Port Carling ↔ Bracebridge • Muskoka District • Central Ontario
Launched in 1946 as a floating fuel barge, the Peerless II, a cedar-planked wooden workboat, now slips through the same narrows as a roving storytelling stage. Captain-restorer Randy Potts rebuilt her from the waterline up beside his Muskoka River dock, single-handedly installing a metal spiral stair and hoisting the pilothouse sky-view. Today no two cruises trace the same wake: Potts steers by whim and memory, spinning lakeside legends as familiar and surprising as the granite shoreline itself.

Peerless II – Getting ready to cruise the Muskoka Lakes
Peerless II Turns 80
Visitor Experience
📍 Location Boarding docks: Port Carling Locks & Bracebridge Town Dock
📅 Season / Best Time May – Oct • Peak colour late Sep
⏰ Departures Daily 10 am • 1 pm • 4 pm (summer)
💲 Admission 2-hr cruise $49 adult • $25 child
♿ Accessibility Level main-deck boarding • Upper deck via metal spiral stair
🅿️🚻 Amenities Municipal lots • Public washrooms at both docks
🌐 Info sunsetcruises.ca • 705-645-2462
What to Expect

Peerless II – Under Construction
Captain Potts decides the route when the dock lines drop, perhaps Millionaires’ Row on Lake Rosseau, maybe the whisper-narrow Portage Channel on Lake Muskoka.
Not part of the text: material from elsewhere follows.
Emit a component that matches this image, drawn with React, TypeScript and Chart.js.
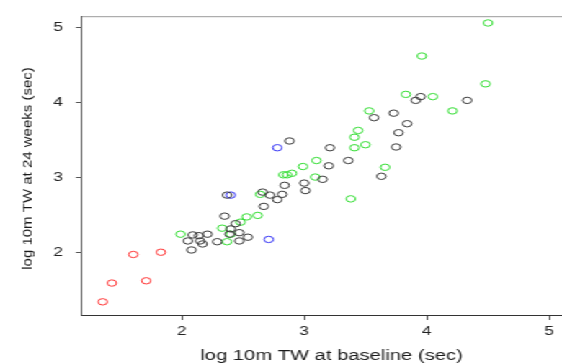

Bring layers; breezes flip from balmy to brisk by the second story.
From Gasoline Drums to Guided Narratives
Workhorse Origins (1946 – 1990s)
Built by Northern Shipbuilding of Bronte for British American Oil, the 65-foot cedar vessel delivered stove oil and gasoline to island cottages and logging camps. Red kerosene lanterns signalled dusk calls; children counted the barrels as eagerly as Christmas parcels.
Hull in Limbo (1993 – 2002)
Retired by modern fuel rules, the boat languished at Port Carling—paint peeling, locals dubbing her the “ghost gas-boat.”
River-Bank Resurrection
Skipper and wooden-boat devotee Randy Potts had already rebuilt the 1920s launch M.V. Idyllwood beside his Muskoka River home. He towed Peerless II there in 2003, set cribbing in the water directly off his dock, and, over two winters, replaced keelsons, replanked cedar topsides, and single-handedly fabricated and winched a 700-pound metal spiral staircase onto her stern. Using a block-and-tackle rig slung from a maple tree, he lifted the pilothouse to the upper deck for panoramic views.
The Story Ship (2006 – Present)
Relaunched under Sunset Cruises, Peerless II now trades fuel for folklore. Potts grew up on these lakes; his voice carries the cadence of water against cedar ribs. One cruise might unveil the feud between two island matriarchs; the next, a tale of smuggled whiskey and moon-lit paddle strokes. Regulars ride twice because the stories—and routes—change with the wind.
Fun Fact:
Potts keeps cedar fenders from a 1954 fog-grounding in the engine room. He taps one for luck before each departure.